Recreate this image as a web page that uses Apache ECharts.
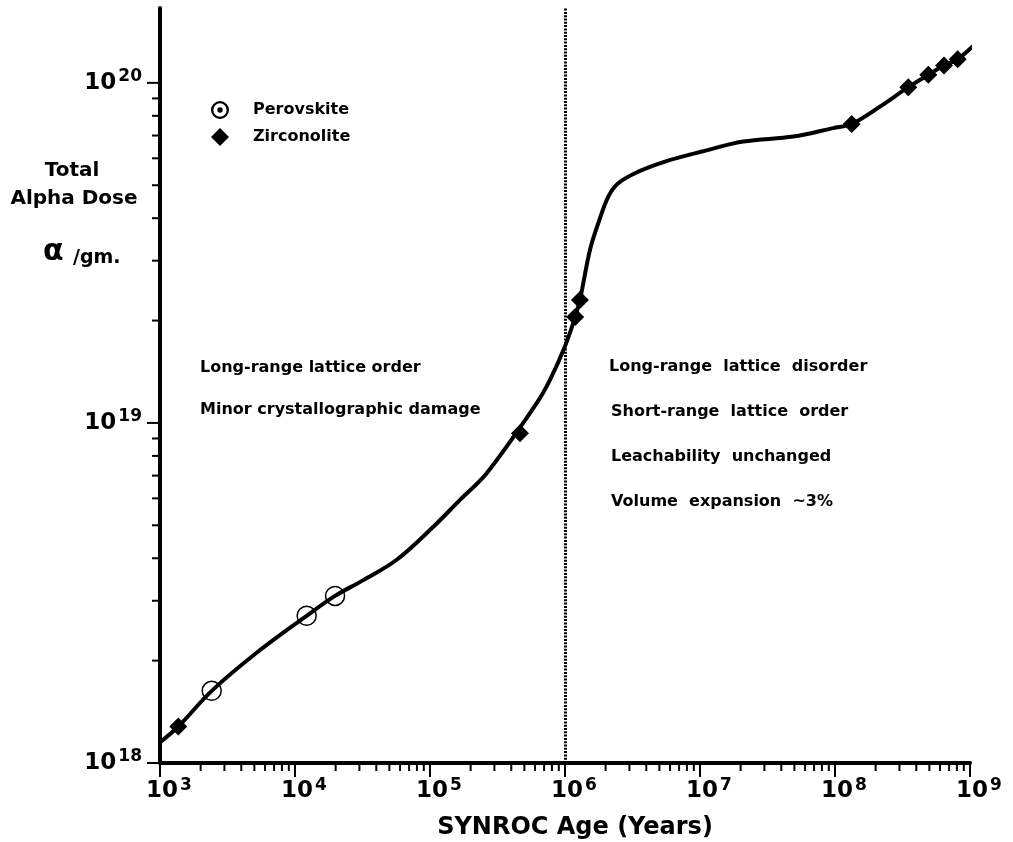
<!DOCTYPE html>
<html><head><meta charset="utf-8">
<script src="https://cdn.jsdelivr.net/npm/echarts@6/dist/echarts.min.js"></script>
<style>html,body{margin:0;padding:0;background:#fff}#main{width:1013px;height:842px}</style>
</head><body><div id="main"></div>
<script>
// ---- data ----
const curveAge  = [1000, 1366, 2415, 5200, 12200, 19800, 32100, 56700, 1.058e5, 1.668e5, 2.63e5, 6.17e5, 7.74e5, 1.0e6, 1.19e6, 1.29e6, 1.532e6, 1.765e6, 2.093e6, 2.48e6, 3.49e6, 5.51e6, 1.03e7, 2.09e7, 4.91e7, 9.71e7, 1.33e8, 2.15e8, 3.49e8, 4.91e8, 6.42e8, 8.11e8, 1.12e9];
const curveDose = [1.15e18, 1.28e18, 1.63e18, 2.11e18, 2.71e18, 3.1e18, 3.45e18, 3.96e18, 4.95e18, 5.94e18, 7.11e18, 1.143e19, 1.338e19, 1.68e19, 2.05e19, 2.30e19, 3.23e19, 3.87e19, 4.63e19, 5.07e19, 5.48e19, 5.87e19, 6.28e19, 6.72e19, 6.95e19, 7.36e19, 7.57e19, 8.51e19, 9.71e19, 1.056e20, 1.124e20, 1.174e20, 1.314e20];

const perovskiteAge  = [2415, 12200, 19800];
const perovskiteDose = [1.63e18, 2.71e18, 3.1e18];

const zirconoliteAge  = [1366, 4.64e5, 1.19e6, 1.29e6, 1.33e8, 3.49e8, 4.91e8, 6.42e8, 8.11e8];
const zirconoliteDose = [1.28e18, 9.33e18, 2.05e19, 2.30e19, 7.57e19, 9.71e19, 1.056e20, 1.124e20, 1.174e20];

const boundaryAge = 1e6;

const xMin = 1e3, xMax = 1e9;
const yMin = 1e18, yMax = 1.66e20;
const xDecades = [1e3, 1e4, 1e5, 1e6, 1e7, 1e8, 1e9];
const yDecades = [1e18, 1e19, 1e20];
const minorSteps = [2, 3, 4, 5, 6, 7, 8, 9];

const leftNotes  = ['Long-range lattice order', 'Minor crystallographic damage'];
const rightNotes = ['Long-range  lattice  disorder', 'Short-range  lattice  order', 'Leachability  unchanged', 'Volume  expansion  ~3%'];
const yTitle = ['Total', 'Alpha Dose'];
const xTitle = 'SYNROC Age (Years)';
const seriesNames = ['Perovskite', 'Zirconolite'];

// ---- build tick lists ----
const xTicks = [], yTicks = [];
xDecades.forEach((d, i) => {
  xTicks.push([d, yMin, 1]);
  if (i < xDecades.length - 1) minorSteps.forEach(m => xTicks.push([d * m, yMin, 0]));
});
yDecades.forEach(d => {
  yTicks.push([xMin, d, 1]);
  minorSteps.forEach(m => { if (d * m <= yMax) yTicks.push([xMin, d * m, 0]); });
});

const FF = '"DejaVu Sans"';
const F = s => 'bold ' + s + 'px ' + FF;

function expLabel(v) {
  const l = Math.log10(v), e = Math.round(l);
  if (Math.abs(l - e) > 1e-6) return '';
  return '{b|10}{s|' + e + '}';
}
const richLab = {
  b: {fontFamily: FF, fontWeight: 'bold', fontSize: 23, color: '#000'},
  s: {fontFamily: FF, fontWeight: 'bold', fontSize: 17, color: '#000', padding: [0, 0, 12, 2]}
};

const ringDot = 'path://M50,0 A50,50 0 1,1 50,100 A50,50 0 1,1 50,0 Z M50,13 A37,37 0 1,0 50,87 A37,37 0 1,0 50,13 Z M50,35 A15,15 0 1,1 50,65 A15,15 0 1,1 50,35 Z';

const chart = echarts.init(document.getElementById('main'), null, {renderer: 'canvas'});
chart.setOption({
  backgroundColor: '#fff',
  animation: false,
  grid: {left: 160, right: 43, top: 8, bottom: 79, containLabel: false, outerBoundsMode: 'none'},
  xAxis: {
    type: 'log', logBase: 10, min: xMin, max: xMax,
    axisLine: {show: true, lineStyle: {color: '#000', width: 4}},
    axisTick: {show: false}, splitLine: {show: false}, minorTick: {show: false},
    axisLabel: {formatter: expLabel, margin: 14, padding: [0, 0, 0, 18], rich: richLab},
    name: xTitle, nameLocation: 'middle', nameGap: 53,
    nameTextStyle: {fontFamily: FF, fontWeight: 'bold', fontSize: 24, color: '#000', padding: [0, 0, 0, 20]}
  },
  yAxis: {
    type: 'log', logBase: 10, min: yMin, max: yMax,
    axisLine: {show: true, lineStyle: {color: '#000', width: 4}},
    axisTick: {show: false}, splitLine: {show: false}, minorTick: {show: false},
    axisLabel: {formatter: expLabel, margin: 18, rich: richLab, showMaxLabel: false}
  },
  legend: {
    orient: 'vertical', left: 206, top: 96, itemWidth: 18, itemHeight: 18, itemGap: 9,
    selectedMode: false,
    textStyle: {fontFamily: FF, fontWeight: 'bold', fontSize: 16, color: '#000', padding: [0, 0, 0, 19]},
    data: [
      {name: seriesNames[0], icon: ringDot, itemStyle: {color: '#000', borderWidth: 0, opacity: 1}},
      {name: seriesNames[1], icon: 'diamond', itemStyle: {color: '#000', borderWidth: 0, opacity: 1}}
    ]
  },
  graphic: [
    {type: 'text', x: 72, y: 171, style: {text: yTitle[0], font: F(20), fill: '#000', align: 'center', verticalAlign: 'middle'}},
    {type: 'text', x: 74, y: 199, style: {text: yTitle[1], font: F(20), fill: '#000', align: 'center', verticalAlign: 'middle'}},
    {type: 'text', x: 43, y: 252, style: {text: 'α', font: F(30), fill: '#000', align: 'left', verticalAlign: 'middle'}},
    {type: 'text', x: 73, y: 258, style: {text: '/gm.', font: F(19), fill: '#000', align: 'left', verticalAlign: 'middle'}},
    {type: 'text', x: 200, y: 368, style: {text: leftNotes[0], font: F(16), fill: '#000', align: 'left', verticalAlign: 'middle'}},
    {type: 'text', x: 200, y: 410, style: {text: leftNotes[1], font: F(16), fill: '#000', align: 'left', verticalAlign: 'middle'}},
    {type: 'text', x: 609, y: 367, style: {text: rightNotes[0], font: F(16), fill: '#000', align: 'left', verticalAlign: 'middle'}},
    {type: 'text', x: 611, y: 412, style: {text: rightNotes[1], font: F(16), fill: '#000', align: 'left', verticalAlign: 'middle'}},
    {type: 'text', x: 611, y: 457, style: {text: rightNotes[2], font: F(16), fill: '#000', align: 'left', verticalAlign: 'middle'}},
    {type: 'text', x: 611, y: 502, style: {text: rightNotes[3], font: F(16), fill: '#000', align: 'left', verticalAlign: 'middle'}}
  ],
  series: [
    {
      type: 'custom', name: 'xticks', silent: true, clip: false, z: 1,
      data: xTicks,
      renderItem: (params, api) => {
        const p = api.coord([api.value(0), api.value(1)]);
        const len = api.value(2) ? 14 : 8;
        return {type: 'line', shape: {x1: p[0], y1: p[1], x2: p[0], y2: p[1] + len}, style: {stroke: '#000', lineWidth: 2}};
      }
    },
    {
      type: 'custom', name: 'yticks', silent: true, clip: false, z: 1,
      data: yTicks,
      renderItem: (params, api) => {
        const p = api.coord([api.value(0), api.value(1)]);
        const len = api.value(2) ? 13 : 8;
        return {type: 'line', shape: {x1: p[0], y1: p[1], x2: p[0] - len, y2: p[1]}, style: {stroke: '#000', lineWidth: 2}};
      }
    },
    {
      type: 'line', name: 'curve', silent: true, clip: false,
      data: curveAge.map((a, i) => [a, curveDose[i]]),
      smooth: 0.35, showSymbol: false, symbol: 'none',
      lineStyle: {color: '#000', width: 4, opacity: 1},
      markLine: {
        silent: true, symbol: ['none', 'none'], label: {show: false},
        lineStyle: {color: '#000', width: 3, type: [2, 1.3], opacity: 1},
        data: [{xAxis: boundaryAge}]
      }
    },
    {
      type: 'scatter', name: seriesNames[0], silent: true,
      data: perovskiteAge.map((a, i) => [a, perovskiteDose[i]]),
      symbol: 'circle', symbolSize: 19,
      itemStyle: {color: 'rgba(0,0,0,0)', borderColor: '#000', borderWidth: 1.5, opacity: 1}
    },
    {
      type: 'scatter', name: seriesNames[1], silent: true,
      data: zirconoliteAge.map((a, i) => [a, zirconoliteDose[i]]),
      symbol: 'diamond', symbolSize: 18,
      itemStyle: {color: '#000', opacity: 1}
    }
  ]
});
</script>
</body></html>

Task statement:
From the first line above through the line containing "1.124e20, 1.174e20, 1.314e20];", copy everything exactly, without the pictures.

Finished answer:
Recreate this image as a web page that uses Apache ECharts.
<!DOCTYPE html>
<html><head><meta charset="utf-8">
<script src="https://cdn.jsdelivr.net/npm/echarts@6/dist/echarts.min.js"></script>
<style>html,body{margin:0;padding:0;background:#fff}#main{width:1013px;height:842px}</style>
</head><body><div id="main"></div>
<script>
// ---- data ----
const curveAge  = [1000, 1366, 2415, 5200, 12200, 19800, 32100, 56700, 1.058e5, 1.668e5, 2.63e5, 6.17e5, 7.74e5, 1.0e6, 1.19e6, 1.29e6, 1.532e6, 1.765e6, 2.093e6, 2.48e6, 3.49e6, 5.51e6, 1.03e7, 2.09e7, 4.91e7, 9.71e7, 1.33e8, 2.15e8, 3.49e8, 4.91e8, 6.42e8, 8.11e8, 1.12e9];
const curveDose = [1.15e18, 1.28e18, 1.63e18, 2.11e18, 2.71e18, 3.1e18, 3.45e18, 3.96e18, 4.95e18, 5.94e18, 7.11e18, 1.143e19, 1.338e19, 1.68e19, 2.05e19, 2.30e19, 3.23e19, 3.87e19, 4.63e19, 5.07e19, 5.48e19, 5.87e19, 6.28e19, 6.72e19, 6.95e19, 7.36e19, 7.57e19, 8.51e19, 9.71e19, 1.056e20, 1.124e20, 1.174e20, 1.314e20];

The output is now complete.